Frequently asked questions

Q01What's the difference between standard PEEK and implant-grade PEEK?+
Standard industrial PEEK (Victrex 450G, VESTAKEEP) is used for seals, bearings, and semiconductor tooling. Implant-grade PEEK (Invibio PEEK-OPTIMA®, Solvay Zeniva®) is manufactured to ASTM F2026 with full biocompatibility testing and lot traceability. Implant-grade stock costs roughly 5× more and requires a purchase order direct from Invibio — we source it on request with full certificate chain.
Q02Can PEEK be autoclaved repeatedly?+
Yes. PEEK survives indefinitely at 134 °C steam autoclave cycles — one of the few plastics that does. We recommend PPSU as a cheaper alternative if you need 100+ autoclave cycles and can tolerate the amber color. Both outperform polycarbonate (which crazes after ~50 cycles) and polysulfone.
Q03What tolerances can you hold on PEEK?+
±0.02 mm on critical dimensions is standard. ±0.05 mm is the practical limit for long, thin features due to PEEK's thermal expansion (6× that of steel). For tight-tolerance holes and bosses, we machine with coolant-cooled tools and allow thermal stabilization before CMM inspection.
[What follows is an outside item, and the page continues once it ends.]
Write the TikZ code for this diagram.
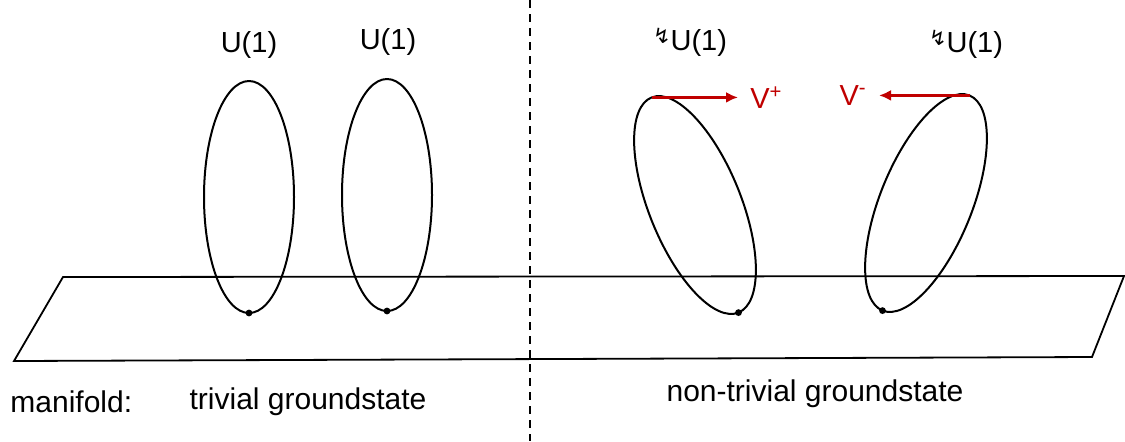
\documentclass[tikz,border=0pt]{standalone}
\usepackage{fontspec}
\setmainfont{Liberation Sans}
\newfontfamily\symfont{DejaVu Sans}
\usetikzlibrary{arrows.meta}
\definecolor{vec}{HTML}{C00000}
\definecolor{ink}{HTML}{000000}

\begin{document}
\begin{tikzpicture}[x=0.5pt, y=-0.5pt, >=Latex,
  lab/.style={font=\fontsize{14.5}{17}\selectfont, inner sep=0pt},
  blab/.style={font=\fontsize{15}{18}\selectfont, inner sep=0pt},
  vlab/.style={lab, text=vec},
  loopc/.style={draw=ink, line width=1pt},
  base/.style={draw=ink, line width=0.9pt, line join=miter},
  sep/.style={draw=ink, line width=0.7pt, dash pattern=on 4pt off 3pt},
  v/.style={draw=vec, line width=1.4pt, -{Latex[length=6pt, width=5.5pt]}, shorten >=6pt}
]
\useasboundingbox (0,0) rectangle (1125,441);
% manifold and separator
\draw[base] (63,277) -- (1124,276) -- (1092,357) -- (14,361) -- cycle;
\draw[sep] (530,0) -- (530,441);
% trivial loops
\draw[loopc] (249,197) ellipse [x radius=45, y radius=116];
\draw[loopc] (387,195) ellipse [x radius=45, y radius=116];
\fill[ink] (249,313) circle [radius=3.4];
\fill[ink] (387,311) circle [radius=3.4];
% twisted loops
\draw[loopc, rotate around={22:(695,205)}] (695,205) ellipse [x radius=46, y radius=116];
\draw[loopc, rotate around={-22:(926,203)}] (926,203) ellipse [x radius=46, y radius=116];
\fill[ink] (738.5,312.6) circle [radius=3.4];
\fill[ink] (882.5,310.6) circle [radius=3.4];
\coordinate (top1) at (651.5,97.4);
\coordinate (top2) at (969.5,95.4);
% labels
\node[lab] (u1) at (249,45) {U(1)};
\node[lab] (u2) at (388,42) {U(1)};
\node[lab] (tu1) at (690,42) {\raisebox{0.45ex}{\symfont\fontsize{10.5}{10}\selectfont ↯}U(1)};
\node[lab] (tu2) at (966,44) {\raisebox{0.45ex}{\symfont\fontsize{10.5}{10}\selectfont ↯}U(1)};
\node[vlab, anchor=west] (vp) at (750,97.4) {V\textsuperscript{+}};
\node[vlab, anchor=east] (vm) at (867,95.4) {V\textsuperscript{-}};
\draw[v] (top1) -- (vp.west);
\draw[v] (top2) -- (vm.east);
\node[blab, anchor=west] (mf) at (10,402) {manifold:};
\node[blab] (tg) at (308,402) {trivial groundstate};
\node[blab] (ng) at (815,394) {non-trivial groundstate};
\end{tikzpicture}
\end{document}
Q04Does PEEK outgas in vacuum environments?+
Less than most plastics, but not zero. PEEK meets typical semiconductor and space-grade outgassing specs (TML < 1.0%, CVCM < 0.1%). For UHV applications below 10⁻⁸ torr, we recommend baked PEEK or glass-filled PEEK for lower outgassing.
Q05Can you machine carbon-fiber-reinforced PEEK?+
Yes. CF-PEEK (typically 30% carbon fiber) gives higher stiffness and wear resistance but is significantly more abrasive to tooling — we price accordingly. Common for aerospace structural parts and wear pads. GF-PEEK (glass-filled) is a cheaper alternative with lower stiffness.
Q06What about PPSU vs PEEK for medical?+
PPSU (Radel R-5500) is about a third of PEEK's cost, autoclavable to 140 °C, and impact-resistant. It's the default for surgical instrument handles, sterilization trays, and dental tool housings. Choose PEEK when chemical resistance, stiffness, or continuous temperature above 180 °C is required; choose PPSU for everything else in medical.